The Allemande Française—a mediæval German dance introduced into France about the year 1600—was a favourite of Louis XIV. and of Napoleon. Louis XIV. was also specially fond of the courante, which he is said to have performed better than any one else. And it may be added that on the 21st of January 1681, when the then Dauphiness, the Princess de Conti, and some other ladies of the first distinction in the Court of Louis XIV., performed a ballet with the opera, called Le Triomphe de l’Amour, it was received with so much applause, that on the 16th of the following May, when the same opera was acted in Paris, at the Theatre of the Palais Royal, it was thought indispensable for the success of this kind of entertainment to introduce female dancers, who have ever since been a support of the opera.
Among the many amusing anecdotes told of Louis XIV. when still in his minority, it is related that one evening, in 1655, Queen Henrietta and her daughter were invited to see the King dance at a ball, which Anne of Austria gave in her private apartments. The party was of rather a juvenile character; the dancers were from the age of the Princess of England, who was about eleven, to the age of Louis XIV., who was just sixteen. At this time Louis was in love with Marie de Mancini—niece of Mazarin—and as she was not at the party, he chose to dance with her sister, the Duchess de Mercœur, and led her out as his partner in the brawl. But the Queen-Regent observing his action, at once stepped forth, took the niece of Mazarin from him, and commanded him to dance with the young Princess of England. Queen Henrietta, alarmed at the contretemps, assured the King “that her daughter would not dance—she was too young; besides she had hurt her foot, and could not be his partner.” The result was that neither Louis nor the Princess Henrietta danced that evening, the youthful King remarking later on in a sullen mood that “he did not like little girls.”
In 1640 the Duc d’Enghien, son of Prince Henry of Condé, was affianced to Claire Clémence, a niece of Richelieu, and the account given by the Duc d’Aumale of the marriage and the behaviour of the Prince at the accident which befell his bride whilst dancing, gives far from a pleasing idea of Court refinement at that period: “The marriage was celebrated at the palace of the Cardinal, and was followed by brilliant festivities.... Mirame had received the plaudits of an illustrious assembly, at which—a memento of the military processions of Rome—several general officers appeared who were prisoners of war. After a representation had been given, followed by new comic pieces, the theatre was transformed, as it were by enchantment, and the Duc d’Enghien, leading in the Queen, opened the ball with her. It was remarked that the young Duchess, embarrassed in a coranto by the high-heeled shoes she wore to increase her low stature, fell; the Court laughed, and her husband joined in the laughter. The pallor and disordered appearance of the Duc were also noticed.”[54]

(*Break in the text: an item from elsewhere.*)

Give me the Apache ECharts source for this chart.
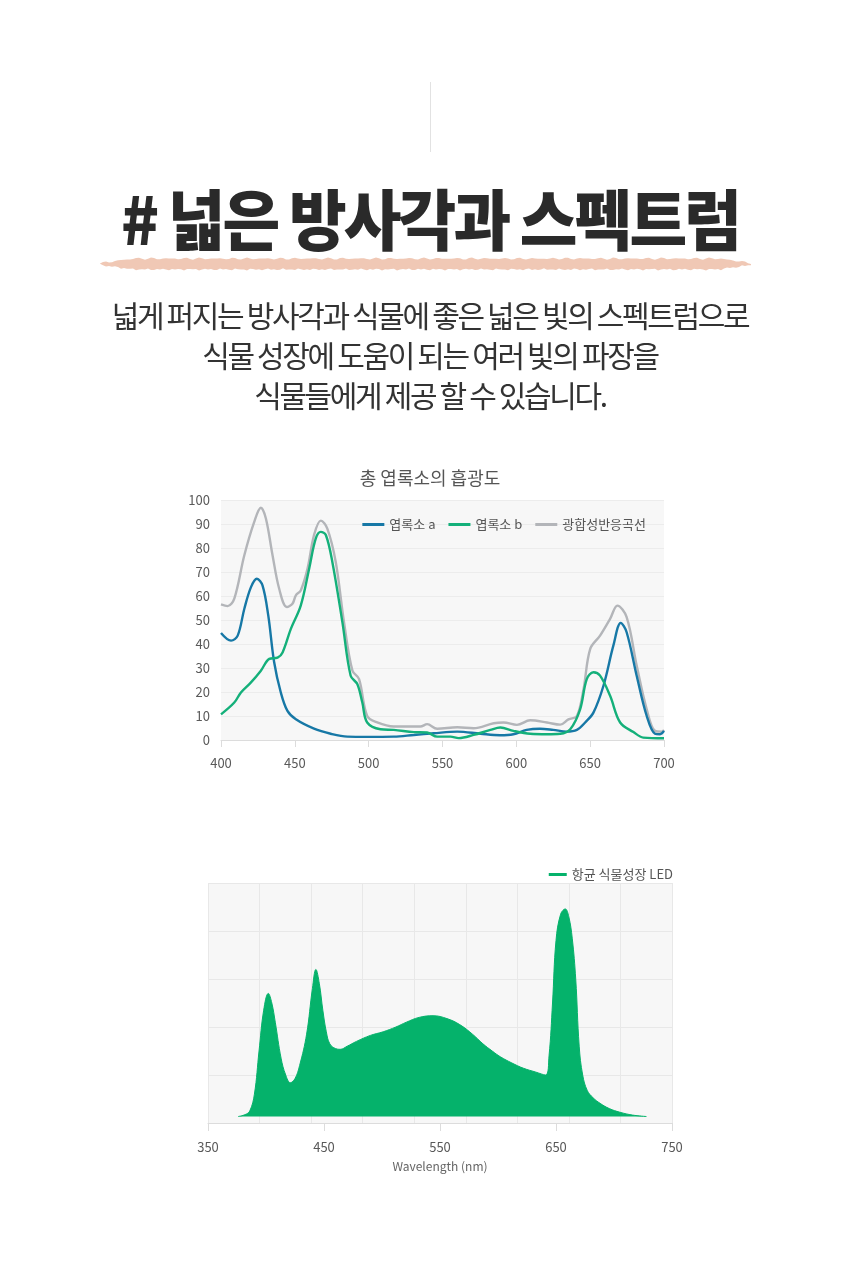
<!DOCTYPE html>
<html>
<head>
<meta charset="utf-8">
<script src="https://cdn.jsdelivr.net/npm/echarts@6/dist/echarts.min.js"></script>
<style>
  html, body { margin: 0; padding: 0; background: #fff; }
  #page { position: relative; width: 860px; height: 1263px; overflow: hidden; }
  #chart { position: absolute; left: 0; top: 0; width: 860px; height: 1263px; }
  .vline { position: absolute; left: 430px; top: 82px; width: 1px; height: 70px; background: #e2e2e2; }
  .title {
    position: absolute; left: 0; top: 172px; width: 860px; text-align: center;
    font-family: "Noto Sans CJK KR", sans-serif; font-weight: 900; font-size: 66px;
    color: #2a2a2a; letter-spacing: -3px; line-height: 88px;
    transform: scaleX(0.95); transform-origin: 430px 0;
  }
  #brush { position: absolute; left: 0; top: 250px; }
  .desc {
    position: absolute; left: 0; top: 294px; width: 860px; text-align: center;
    font-family: "Noto Sans CJK KR", sans-serif; font-weight: 400; font-size: 30px;
    color: #333; letter-spacing: -2.35px; line-height: 40px;
  }
</style>
</head>
<body>
<div id="page">
  <div id="chart"></div>
  <div class="vline"></div>
  <div class="title"># 넓은 방사각과 스펙트럼</div>
  <svg id="brush" width="860" height="30"></svg>
  <div class="desc">넓게 퍼지는 방사각과 식물에 좋은 넓은 빛의 스펙트럼으로<br>식물 성장에 도움이 되는 여러 빛의 파장을<br>식물들에게 제공 할 수 있습니다.</div>
</div>
<script>
// 총 엽록소의 흡광도
let aWave = [400, 406.8, 411.3, 415.8, 420.3, 424.3, 428.1, 432, 436, 440.5, 445, 450.7, 463, 474.3, 485.6, 499, 517, 530.6, 544, 560, 575.7, 589, 598, 607, 616, 625, 634, 641, 646.6, 652.2, 659, 665.7, 670.7, 674.7, 681.5, 688.3, 693.9, 697.3, 700]
let aAbs = [44.6, 41.4, 43.5, 54.7, 63.7, 67.2, 64.4, 51.9, 32.4, 19.8, 12.1, 8.6, 4.7, 2.6, 1.4, 1.3, 1.4, 2.1, 2.8, 3.5, 2.6, 2.0, 2.4, 4.2, 4.7, 4.2, 3.5, 4.2, 7.3, 11.4, 22.6, 39.3, 48.8, 44.9, 26.8, 10, 2.6, 2.4, 3.8]
let bWave = [400, 409, 413.5, 420.3, 427, 432.7, 438.3, 441.7, 447.3, 454, 459.7, 464.2, 467.6, 471, 475.4, 482.2, 487.8, 492.3, 495.7, 499, 508, 517, 530.6, 539.6, 546.4, 555.4, 561, 571, 582.4, 589.2, 598, 609.4, 620.7, 629.7, 636.5, 643.2, 647.7, 652.2, 656.7, 663.5, 670.3, 679.3, 686, 700]
let bAbs = [10.7, 15.6, 19.8, 24, 28.9, 33.8, 34.3, 36.5, 46.3, 56, 71.4, 84, 86.7, 85.4, 74.2, 49.1, 26.8, 23.3, 15.6, 7.3, 4.5, 4.2, 3.3, 3.1, 1.4, 1.4, 0.8, 2.1, 4.2, 5.2, 3.8, 2.6, 2.4, 2.6, 4.5, 12.8, 25.4, 28.2, 26.8, 18.4, 7.3, 3.3, 1.0, 0.7]
let pWave = [400, 404.5, 409, 415.8, 422.5, 427, 430.4, 434.9, 439.4, 444.6, 448.4, 450.7, 454, 458.6, 463, 467.6, 472, 477.7, 483.3, 489, 493.5, 499, 505.8, 517, 535, 539.6, 546.4, 560, 571, 584.7, 591.4, 600.4, 609.4, 620.7, 629.7, 635.3, 641, 645.5, 650, 656.7, 663.5, 668.4, 674.7, 681.5, 688.3, 693.9, 698.4, 700]
let pAbs = [56.5, 55.8, 58.9, 77, 90.9, 96.8, 92.3, 77, 63, 55.4, 56.8, 60.3, 62.3, 71.4, 85.4, 91.4, 88.1, 74.2, 49.1, 28.9, 25.4, 10, 7.3, 5.6, 5.6, 6.6, 4.7, 5.3, 4.9, 7.0, 7.3, 6.3, 8.2, 7.3, 6.4, 8.6, 10, 21.2, 37.9, 43.5, 50.5, 56, 51.2, 31, 12.8, 3.8, 3.5, 4.2]
let absNames = ['엽록소 a', '엽록소 b', '광합성반응곡선']
let absYTicks = [0, 100, 10]
let absXTicks = [400, 700, 50]

// 항균 식물성장 LED
let ledWave = [376, 382, 386, 390, 394, 398, 402, 405, 408, 413, 417, 421, 425, 429, 435, 440, 443, 446, 449, 452, 455, 460, 464, 470, 478, 490, 501, 512, 521, 532, 544, 556, 567, 578, 587, 595, 602, 612, 622, 632, 641, 644, 647, 650, 654, 658, 661, 664, 667, 670, 673, 677, 682, 688, 696, 705, 716, 728]
let ledVal = [2.7, 3.5, 5, 12, 30, 47, 54, 50, 42, 27, 20, 16.8, 18.5, 24, 37, 56, 64, 58, 47, 38, 33, 31, 30.7, 32, 34, 36.5, 38, 40, 42, 44, 44.7, 43.5, 41, 37, 33, 30, 27.6, 25, 22.8, 21.3, 20, 28, 50, 76, 87, 89.2, 86, 77, 60, 32, 20, 13.5, 10.5, 8.2, 6, 4.5, 3.3, 2.7]
let ledName = '항균 식물성장 LED'
let ledXTicks = [350, 750, 100]
let ledBase = 2.7

let colors = ['#1778a6', '#14b07a', '#b3b5b9']
let ledColor = '#05b26b'

function pairs(xs, ys) {
  return xs.map(function (x, i) { return [x, ys[i]] })
}

// brush stroke under title
let svg = document.getElementById('brush')
let upper = [], lower = []
for (let x = 100; x <= 752; x += 3) {
  let t = (x - 100) / 652
  let taper = Math.min(1, t * 20, (1 - t) * 20)
  let h = 4.6 * taper + 0.8
  let n1 = Math.sin(x * 1.7) * 0.6 + Math.sin(x * 0.53) * 0.5
  let n2 = Math.sin(x * 1.3 + 1) * 0.6 + Math.cos(x * 0.41) * 0.5
  upper.push(x + ',' + (14 - h + n1).toFixed(1))
  lower.unshift(x + ',' + (14 + h + n2).toFixed(1))
}
svg.innerHTML = '<polygon points="' + upper.concat(lower).join(' ') + '" fill="#f0c8b5"/>'

let chart = echarts.init(document.getElementById('chart'))
let lab = { color: '#595959', fontSize: 13, fontFamily: 'Noto Sans CJK KR' }
let option = {
  animation: false,
  title: {
    text: '총 엽록소의 흡광도', left: 'center', top: 464,
    textStyle: { fontSize: 18, fontWeight: 'normal', color: '#555', fontFamily: 'Noto Sans CJK KR' }
  },
  legend: [{
    data: absNames, right: 209, top: 513, itemWidth: 22, itemHeight: 3, itemGap: 13,
    icon: 'rect', textStyle: { color: '#555', fontSize: 13, fontFamily: 'Noto Sans CJK KR' }
  }, {
    data: [ledName], right: 182, top: 863, itemWidth: 18, itemHeight: 3,
    icon: 'rect', textStyle: { color: '#555', fontSize: 13, fontFamily: 'Noto Sans CJK KR' }
  }],
  grid: [
    { left: 221, right: 196, top: 500, bottom: 523, show: true, backgroundColor: '#f7f7f7', borderWidth: 0 },
    { left: 208, right: 188, top: 883, bottom: 140, show: true, backgroundColor: '#f7f7f7', borderWidth: 0 }
  ],
  xAxis: [{
    gridIndex: 0, type: 'value', min: absXTicks[0], max: absXTicks[1], interval: absXTicks[2],
    axisLine: { lineStyle: { color: '#dcdcdc' } },
    axisTick: { show: true, length: 7, lineStyle: { color: '#dcdcdc' } },
    axisLabel: Object.assign({ margin: 17 }, lab), splitLine: { show: false }
  }, {
    gridIndex: 1, type: 'value', min: ledXTicks[0], max: ledXTicks[1], interval: ledXTicks[2],
    name: 'Wavelength (nm)', nameLocation: 'middle', nameGap: 37,
    nameTextStyle: { color: '#666', fontSize: 12, fontFamily: 'Noto Sans CJK KR' },
    axisLine: { lineStyle: { color: '#dcdcdc' } },
    axisTick: { show: true, length: 8, lineStyle: { color: '#dcdcdc' } },
    axisLabel: Object.assign({ margin: 18 }, lab), splitLine: { show: false }
  }, {
    gridIndex: 1, type: 'value', min: 0, max: 9, interval: 1, position: 'top',
    axisLine: { show: false }, axisTick: { show: false }, axisLabel: { show: false },
    splitLine: { show: true, lineStyle: { color: '#e8e8e8' } }
  }],
  yAxis: [{
    gridIndex: 0, type: 'value', min: absYTicks[0], max: absYTicks[1], interval: absYTicks[2],
    axisLine: { show: false }, axisTick: { show: false },
    axisLabel: Object.assign({ margin: 11 }, lab),
    splitLine: { lineStyle: { color: '#ececec' } }
  }, {
    gridIndex: 1, type: 'value', min: 0, max: 100, interval: 20,
    axisLine: { show: false }, axisTick: { show: false }, axisLabel: { show: false },
    splitLine: { lineStyle: { color: '#e8e8e8' } }
  }],
  series: [
    { name: absNames[0], type: 'line', xAxisIndex: 0, yAxisIndex: 0, data: pairs(aWave, aAbs), smooth: 0.35, symbol: 'none', lineStyle: { width: 2.4, color: colors[0] }, itemStyle: { color: colors[0] } },
    { name: absNames[1], type: 'line', xAxisIndex: 0, yAxisIndex: 0, data: pairs(bWave, bAbs), smooth: 0.35, symbol: 'none', lineStyle: { width: 2.4, color: colors[1] }, itemStyle: { color: colors[1] } },
    { name: absNames[2], type: 'line', xAxisIndex: 0, yAxisIndex: 0, data: pairs(pWave, pAbs), smooth: 0.35, symbol: 'none', lineStyle: { width: 2.4, color: colors[2] }, itemStyle: { color: colors[2] }, z: 1 },
    { name: ledName, type: 'line', xAxisIndex: 1, yAxisIndex: 1, data: pairs(ledWave, ledVal), smooth: 0.4, symbol: 'none',
      lineStyle: { width: 1, color: ledColor }, itemStyle: { color: ledColor },
      areaStyle: { color: ledColor, opacity: 1, origin: ledBase } }
  ]
}
chart.setOption(option)
</script>
</body>
</html>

Marie Antoinette was fond of dancing, and was a great admirer and patroness of Augustus Vestris, the god of dance, as he was styled. She was instrumental in bringing back the “gavotte” into fashion as a Court and society dance, which had been originally a peasant’s diversion, taking its name from Gap, in Dauphiné. It appears to have been introduced at Court in the sixteenth century, “when, to amuse the royal circles, entertainments were given consisting of dances in national costume, performed by natives of the various provinces, and to the sound of appropriate instruments.” Numerous accounts have been given of the brilliant part Marie Antoinette so often played in the festive scenes of the Court of Versailles, the following conveying a faint notion of the grace and popularity which marked her early but ill-fated life: “The ball opened with four quadrilles; in the first the dress was the old costume of France, the second represented a set of morris-dancers, the third was that of the Queen—Tyrolese peasants, the fourth wild Indians.... In the interval between the dances the Queen took occasion to say a kind word to every one. She particularly noticed foreign ladies, among them Lady Ailesbury and three English ladies. They were treated by the Queen with a grace and a courtesy which was much remarked and approved. I shall only add that the Queen every day brings the elegance of the Court to a higher degree of perfection.”[55]
It was owing to a tumble sustained by a royal princess at a Court ball some twenty years ago that waltzing has been forbidden at the State balls at Berlin or Potsdam. And that the polka is not considered altogether free from danger is shown by the fact that the German Emperor one day summoned the generals commanding the various troops stationed in and around Berlin, and directed them to instruct those officers who were not able to dance properly to abstain from attempting to do so at imperial receptions.
Indeed, the history of most countries is full of incidents illustrative of dancing customs at Court, and on certain special occasions it would seem that feats in dancing formed one of the many attractions to amuse royalty. When Isabel of Bavaria, queen of Charles VI. of France, made her public entry into Paris, among other extraordinary exhibitions prepared for her reception was the marvellous performance, according to St. Foix, of a rope-dancer.